**DATA SHOWN:**
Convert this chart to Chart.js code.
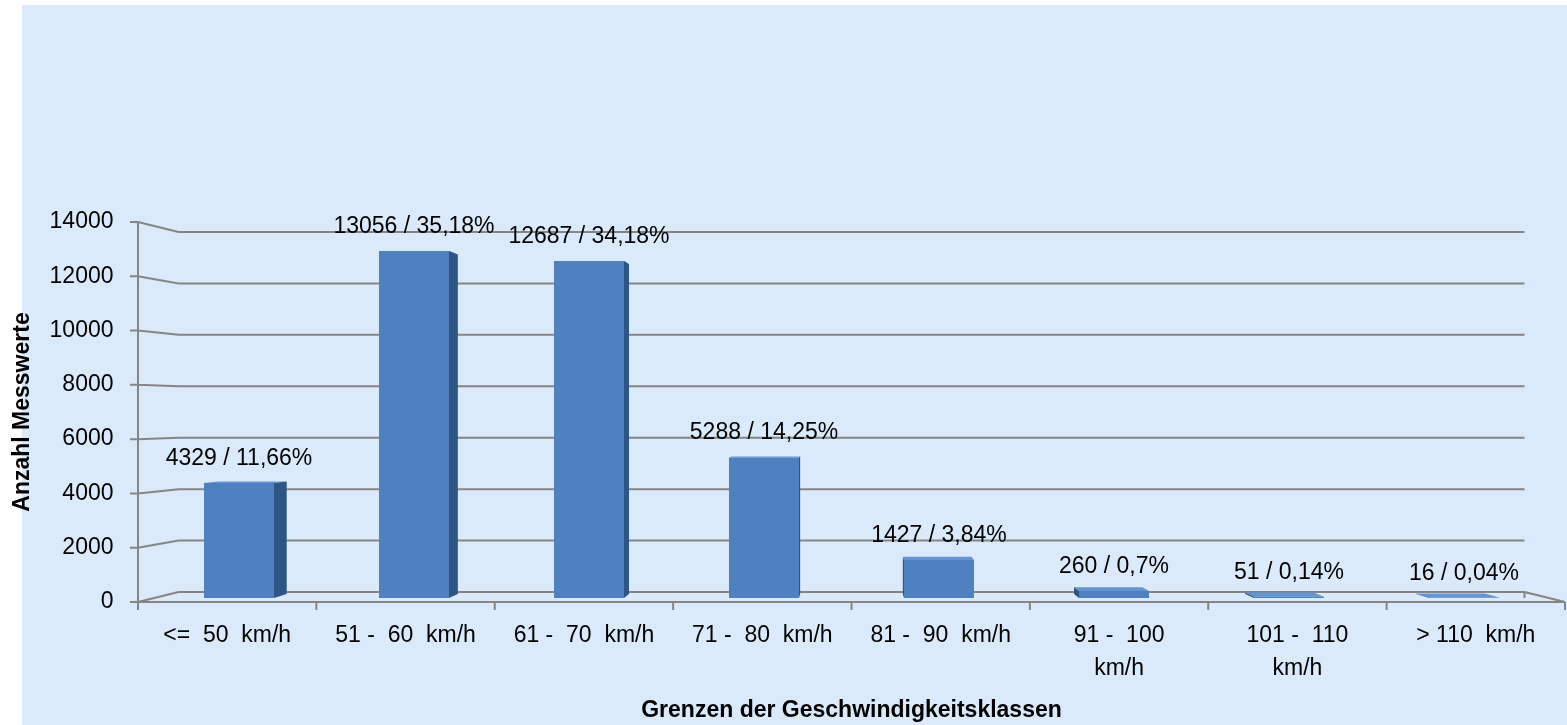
<!DOCTYPE html>
<html>
<head>
<meta charset="utf-8">
<title>Grenzen der Geschwindigkeitsklassen</title>
<script src="https://cdn.jsdelivr.net/npm/chart.js@4.4.1/dist/chart.umd.min.js"></script>
<style>
    html, body { margin: 0; padding: 0; background: #fff; }
    canvas { display: block; }
</style>
</head>
<body>
<canvas id="speedChart" width="1567" height="725"></canvas>
<script>
/* ── Data ─────────────────────────────────────────── */
var categories = [
    '<=  50  km/h',
    '51 -  60  km/h',
    '61 -  70  km/h',
    '71 -  80  km/h',
    '81 -  90  km/h',
    ['91 -  100', 'km/h'],
    ['101 -  110', 'km/h'],
    '> 110  km/h'
];
var counts = [4329, 13056, 12687, 5288, 1427, 260, 51, 16];
var percents = ['11,66', '35,18', '34,18', '14,25', '3,84', '0,7', '0,14', '0,04'];
var yTicks = [0, 2000, 4000, 6000, 8000, 10000, 12000, 14000];

var yTitle = 'Anzahl Messwerte';
var xTitle = 'Grenzen der Geschwindigkeitsklassen';

/* ── 3D look: scale factors around the plot centre ── */
var FRONT = { kx: 1.0193, ky: 1.0215 };
var BACK = { kx: 0.9614, ky: 0.9677 };
var BAR_DEPTH = 0.978;

var COLORS = {
    page: '#dbeafa',
    grid: '#858585',
    face: '#4f81c0',
    side: '#2f5584',
    top: '#6494d2'
};

var yMax = yTicks[yTicks.length - 1];
var nCat = categories.length;

// front axis ranges so that the library puts the labels on the front edge
var yFrontMin = yMax * (FRONT.ky - 1) / (2 * FRONT.ky);
var yFrontMax = yMax * (1 + FRONT.ky) / (2 * FRONT.ky);
var xFrontMin = nCat * (0.5 - 0.5 / FRONT.kx) - 0.5;
var xFrontMax = nCat * (0.5 + 0.5 / FRONT.kx) - 0.5;

function proj(area, x, y, kx, ky) {
    var cx = (area.left + area.right) / 2, cy = (area.top + area.bottom) / 2;
    return [cx + (x - cx) * kx, cy + (y - cy) * ky];
}

function poly(ctx, pts, color) {
    ctx.beginPath();
    ctx.moveTo(pts[0][0], pts[0][1]);
    for (var i = 1; i < pts.length; i++) ctx.lineTo(pts[i][0], pts[i][1]);
    ctx.closePath();
    ctx.fillStyle = color;
    ctx.fill();
}

function seg(ctx, a, b) {
    ctx.moveTo(a[0], a[1]);
    ctx.lineTo(b[0], b[1]);
}

/* ── Plugin: background, walls, floor, bar sides ──── */
var frame3d = {
    id: 'frame3d',
    beforeDraw: function (chart) {
        var ctx = chart.ctx;
        ctx.save();
        ctx.fillStyle = COLORS.page;
        ctx.fillRect(22, 5, chart.width - 22, chart.height - 5);
        ctx.restore();
    },
    beforeDatasetsDraw: function (chart) {
        var a = chart.chartArea, ys = chart.scales.y, ctx = chart.ctx;
        var cx = (a.left + a.right) / 2;
        ctx.save();
        ctx.strokeStyle = COLORS.grid;
        ctx.lineWidth = 2;
        ctx.beginPath();
        yTicks.forEach(function (v) {
            var p = ys.getPixelForValue(v);
            var fl = proj(a, a.left, p, FRONT.kx, FRONT.ky);
            var bl = proj(a, a.left, p, BACK.kx, BACK.ky);
            var br = proj(a, a.right, p, BACK.kx, BACK.ky);
            seg(ctx, [fl[0] - 8, fl[1]], fl);
            seg(ctx, fl, bl);
            seg(ctx, bl, br);
        });
        var f0 = proj(a, a.left, ys.getPixelForValue(0), FRONT.kx, FRONT.ky);
        var fTop = proj(a, a.left, ys.getPixelForValue(yMax), FRONT.kx, FRONT.ky);
        var fr0 = proj(a, a.right, ys.getPixelForValue(0), FRONT.kx, FRONT.ky);
        var br0 = proj(a, a.right, ys.getPixelForValue(0), BACK.kx, BACK.ky);
        seg(ctx, fTop, f0);
        seg(ctx, f0, fr0);
        seg(ctx, br0, fr0);
        seg(ctx, br0, [br0[0], br0[1] + 6]);
        // category boundaries on the front floor edge
        var step = (a.right - a.left) / nCat;
        for (var i = 0; i <= nCat; i++) {
            var t = proj(a, a.left + i * step, ys.getPixelForValue(0), FRONT.kx, FRONT.ky);
            seg(ctx, t, [t[0], t[1] + 8]);
        }
        ctx.stroke();

        // top + side faces of the bars (front face is drawn by Chart.js)
        var meta = chart.getDatasetMeta(0);
        meta.data.forEach(function (bar) {
            var p = bar.getProps(['x', 'y', 'base', 'width'], true);
            var xl = p.x - p.width / 2, xr = p.x + p.width / 2;
            var tl = proj(a, xl, p.y, BAR_DEPTH, BAR_DEPTH);
            var tr = proj(a, xr, p.y, BAR_DEPTH, BAR_DEPTH);
            var bl = proj(a, xl, p.base, BAR_DEPTH, BAR_DEPTH);
            var br = proj(a, xr, p.base, BAR_DEPTH, BAR_DEPTH);
            poly(ctx, [[xl, p.y], [xr, p.y], tr, tl], COLORS.top);
            if (p.x < cx) poly(ctx, [[xr, p.y], [xr, p.base], br, tr], COLORS.side);
            else poly(ctx, [[xl, p.y], [xl, p.base], bl, tl], COLORS.side);
        });
        ctx.restore();
    },
    afterDatasetsDraw: function (chart) {
        var ctx = chart.ctx;
        ctx.save();
        ctx.font = '23px "Liberation Sans", Arial, sans-serif';
        ctx.fillStyle = '#000';
        ctx.textAlign = 'center';
        ctx.textBaseline = 'alphabetic';
        chart.getDatasetMeta(0).data.forEach(function (bar, i) {
            var p = bar.getProps(['x', 'y'], true);
            ctx.fillText(counts[i] + ' / ' + percents[i] + '%', p.x, p.y - 18);
        });
        ctx.restore();
    }
};

/* ── Chart ────────────────────────────────────────── */
Chart.defaults.font.family = '"Liberation Sans", Arial, sans-serif';
Chart.defaults.font.size = 23;
Chart.defaults.color = '#000';

new Chart(document.getElementById('speedChart'), {
    type: 'bar',
    data: {
        labels: categories,
        datasets: [{
            label: yTitle,
            data: counts,
            xAxisID: 'x',
            yAxisID: 'y',
            backgroundColor: COLORS.face,
            borderWidth: 0,
            barPercentage: 0.4,
            categoryPercentage: 1
        }]
    },
    options: {
        responsive: false,
        animation: false,
        layout: { padding: { top: 226, right: 15.5, bottom: 0, left: 0 } },
        plugins: { legend: { display: false }, tooltip: { enabled: false } },
        scales: {
            x: { type: 'category', display: false, offset: true },
            y: { type: 'linear', display: false, min: 0, max: yMax },
            yFront: {
                type: 'linear',
                position: 'left',
                min: yFrontMin,
                max: yFrontMax,
                bounds: 'data',
                beginAtZero: false,
                offset: false,
                grid: { display: false, drawTicks: false, tickLength: 0 },
                border: { display: false },
                afterBuildTicks: function (scale) {
                    scale.ticks = yTicks.map(function (v) { return { value: v }; });
                },
                afterFit: function (scale) { scale.width = 151.5; },
                ticks: {
                    padding: 38,
                    autoSkip: false,
                    callback: function (v) { return String(v); }
                },
                title: {
                    display: true,
                    text: yTitle,
                    font: { size: 23, weight: 'bold' },
                    padding: { top: 9, bottom: 0 }
                }
            },
            xFront: {
                type: 'linear',
                position: 'bottom',
                min: xFrontMin,
                max: xFrontMax,
                bounds: 'data',
                beginAtZero: false,
                offset: false,
                grid: { display: false, drawTicks: false, tickLength: 0, offset: false },
                border: { display: false },
                afterBuildTicks: function (scale) {
                    scale.ticks = categories.map(function (c, i) { return { value: i }; });
                },
                afterFit: function (scale) { scale.height = 127; },
                ticks: {
                    padding: 21,
                    autoSkip: false,
                    maxRotation: 0,
                    font: { size: 23, lineHeight: 1.43 },
                    callback: function (v, i) { return categories[i]; }
                },
                title: {
                    display: true,
                    text: xTitle,
                    font: { size: 23, weight: 'bold' },
                    padding: { top: 0, bottom: 1 }
                }
            }
        }
    },
    plugins: [frame3d]
});
</script>
</body>
</html>
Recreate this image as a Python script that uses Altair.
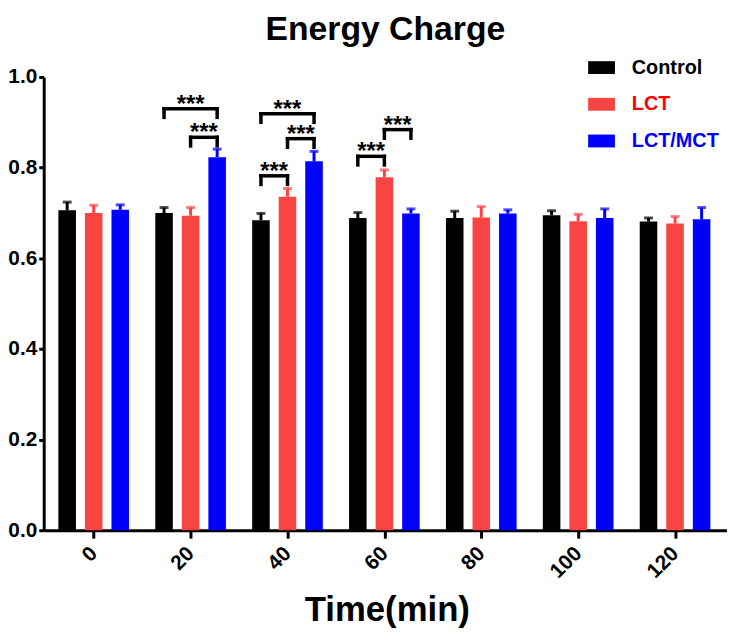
import altair as alt
import pandas as pd

# ---- data ----
times = [0, 20, 40, 60, 80, 100, 120]
series = ["Control", "LCT", "LCT/MCT"]
control = [0.706, 0.700, 0.684, 0.689, 0.689, 0.695, 0.681]
control_err = [0.018, 0.012, 0.015, 0.012, 0.015, 0.010, 0.008]
lct = [0.700, 0.694, 0.736, 0.779, 0.690, 0.682, 0.677]
lct_err = [0.017, 0.018, 0.018, 0.016, 0.024, 0.015, 0.015]
mct = [0.707, 0.823, 0.814, 0.699, 0.699, 0.689, 0.686]
mct_err = [0.011, 0.018, 0.022, 0.010, 0.008, 0.020, 0.026]

# significance brackets
br_time = [20, 20, 40, 40, 40, 60, 60]
br_from = ["Control", "LCT", "Control", "LCT", "Control", "Control", "LCT"]
br_to = ["LCT/MCT", "LCT/MCT", "LCT/MCT", "LCT/MCT", "LCT", "LCT", "LCT/MCT"]
br_level = [0.930, 0.867, 0.919, 0.864, 0.782, 0.825, 0.884]
br_label = ["***"] * 7

bar_colors = ["#000000", "#F94444", "#0000FF"]
FONT = "Liberation Sans"

rows = []
for s, vals, errs in zip(series, [control, lct, mct], [control_err, lct_err, mct_err]):
    for t, v, e in zip(times, vals, errs):
        rows.append({"time": t, "series": s, "value": v, "err": e})
df = pd.DataFrame(rows)

brk = pd.DataFrame({"time": br_time, "from": br_from, "to": br_to,
                    "level": br_level, "label": br_label})

SER = "['Control','LCT','LCT/MCT']"
STEP = 5.48  # minutes between neighbouring bars in a group

xscale = alt.Scale(domain=[-9.3, 129.7], nice=False, zero=False)
yscale = alt.Scale(domain=[0, 1], nice=False)
xaxis = alt.Axis(values=times, title="Time(min)", labelAngle=315, labelAlign="right",
                 labelBaseline="middle", labelFontSize=21, labelFontWeight="bold",
                 labelPadding=12, tickSize=8, grid=False, titleFontSize=35,
                 titleFontWeight="bold", titleX=346, titleY=91, titleBaseline="alphabetic",
                 titleAlign="center")
yaxis = alt.Axis(values=[0, 0.2, 0.4, 0.6, 0.8, 1.0], format=".1f", title=None,
                 labelFontSize=21, labelFontWeight="bold", labelPadding=2, tickSize=5,
                 grid=False)

color_legend = alt.Legend(
    title=None, orient="none", legendX=549, legendY=-23, padding=0,
    symbolType="M-1,-0.48L1,-0.48L1,0.48L-1,0.48Z", symbolSize=729,
    symbolStrokeWidth=0, symbolOpacity=1, labelFontSize=20, labelFontWeight="bold",
    labelOffset=17, rowPadding=13,
    labelColor={"expr": "datum.value == 'LCT' ? '#FF0000' : (datum.value == 'LCT/MCT' ? '#0000FF' : '#000000')"},
)
cscale = alt.Scale(domain=series, range=bar_colors)

base = alt.Chart(df).transform_calculate(
    pos=f"datum.time + {STEP} * (indexof({SER}, datum.series) - 1)",
    upper="datum.value + datum.err",
)

bars = base.mark_bar(width=17.7).encode(
    x=alt.X("pos:Q", scale=xscale, axis=xaxis),
    y=alt.Y("value:Q", scale=yscale, axis=yaxis),
    color=alt.Color("series:N", scale=cscale, legend=color_legend, sort=series),
)

err_rule = base.mark_rule(strokeWidth=3).encode(
    x=alt.X("pos:Q", scale=xscale, axis=xaxis),
    y=alt.Y("value:Q", scale=yscale, axis=yaxis),
    y2="upper:Q",
    color=alt.Color("series:N", scale=cscale, legend=None),
)

err_cap = base.mark_tick(orient="horizontal", size=9, thickness=3).encode(
    x=alt.X("pos:Q", scale=xscale, axis=xaxis),
    y=alt.Y("upper:Q", scale=yscale, axis=yaxis),
    color=alt.Color("series:N", scale=cscale, legend=None),
)

bbase = alt.Chart(brk).transform_calculate(
    p_from=f"datum.time + {STEP} * (indexof({SER}, datum['from']) - 1)",
    p_to=f"datum.time + {STEP} * (indexof({SER}, datum['to']) - 1)",
    leg="datum.level - 0.019",
    mid="(datum.p_from + datum.p_to) / 2",
)

br_h = bbase.mark_rule(strokeWidth=3.5, color="black", strokeCap="square").encode(
    x=alt.X("p_from:Q", scale=xscale, axis=xaxis),
    x2="p_to:Q",
    y=alt.Y("level:Q", scale=yscale, axis=yaxis),
)

br_legs = bbase.transform_fold(["p_from", "p_to"], as_=["end", "px"]).mark_rule(
    strokeWidth=3.5, color="black", strokeCap="square").encode(
    x=alt.X("px:Q", scale=xscale, axis=xaxis),
    y=alt.Y("level:Q", scale=yscale, axis=yaxis),
    y2="leg:Q",
)

br_text = bbase.mark_text(fontSize=24, fontWeight="bold", baseline="alphabetic",
                          dy=3, color="black", font=FONT).encode(
    x=alt.X("mid:Q", scale=xscale, axis=xaxis),
    y=alt.Y("level:Q", scale=yscale, axis=yaxis),
    text="label:N",
)

chart = alt.layer(bars, err_rule, err_cap, br_h, br_legs, br_text).properties(
    width=689, height=457,
    autosize=alt.AutoSizeParams(type="none"),
    padding={"left": 36, "top": 67, "right": 0, "bottom": 99},
    title=alt.TitleParams("Energy Charge", fontSize=34, fontWeight="bold", font=FONT,
                          anchor="middle", frame="group", offset=-20,
                          baseline="alphabetic", color="black"),
).configure(font=FONT).configure_axis(
    domainColor="black", domainWidth=3, tickColor="black", tickWidth=3,
    labelColor="black", titleColor="black", labelFont=FONT, titleFont=FONT,
).configure_view(strokeWidth=0)

chart.save("out.html", embed_options={"renderer": "svg", "actions": False})
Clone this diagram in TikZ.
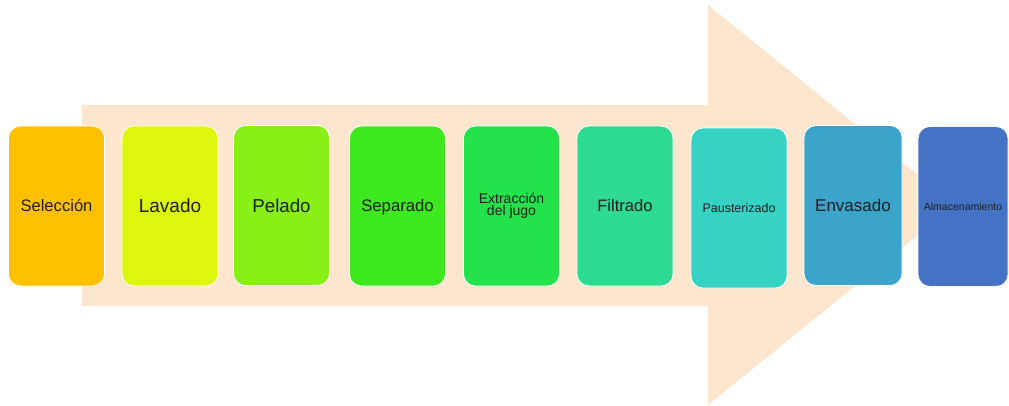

**TASK PROMPT:** Print everything from the line with "Recreate this image" down to the line with "import pandas as pd" in the entries above, both lines included and nothing more, without the pictures.

**SOLUTION BELOW:**
Recreate this image as a Python script that uses Altair.
import altair as alt
import pandas as pd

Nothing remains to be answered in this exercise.